Usually, you have one entity object per table. However, some tables store multiple types of information, so they may map to more than one entity. There are two ways this can happen:
Different entity objects apply to different rows. For example, an Items table might store inventory items, requisition items, order items, and so on, which are different "entity types." So you can omit columns that do not apply to the entity object you are defining. However, you must always include the primary key.
Two entity objects apply to the same row. Ideally, you should not have two entity objects that operate on the same row to prevent conflicts. But if you do, you need to make sure that they are not modifying the same row at the same time. Also, make sure that each updateable attribute appears in one entity object only; otherwise, you could make changes in a row that are not reflected in the other entity object.

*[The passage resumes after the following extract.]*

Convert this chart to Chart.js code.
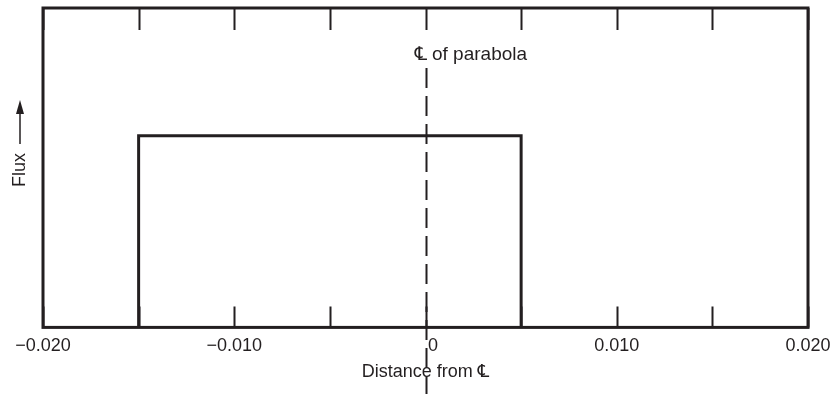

You can create and edit entity objects by using the Entity Object Wizard and Editor. For reverse generation, you can also use the Business Components Project Wizard or Package Wizard or Editor to create default entity objects.
During runtime, each entity object instance represents a row in the database table and stores its data. There is only one instance per row, and all instances of the same entity object class are cached together. Multiple view object queries returning the same row refer to the same entity object instance, so updates are visible to all view objects; one entity object can be used by multiple view objects.
Entity objects are not exposed to clients. Instead, clients access an entity objects data through one or more view objects. In the view row class, you can expose entity object methods to a client by writing a view object method that calls the method you want to expose.
Relationships between entity objects are expressed through associations. They match attributes, typically key fields, from source and destination entity objects. Methods that return rows and row sets through the association are available on the entity object class.
You implement the majority of your business logic in entity objects. For example, validation rules (such as "sal > 700") can ensure that the values returned by a query are valid or that users do not enter invalid data into a table. Business logic is defined and updated in one place, with the benefit that multiple clients can use it and be instantly updated when changes are needed.
The following figure shows an entity object named Emp based on the EMP table. The developer of this entity object has also added a validation rule to specify that an employee's salary must be greater than 700.
To decide what entity objects your application needs, you usually use UML object-oriented modeling techniques to model entities.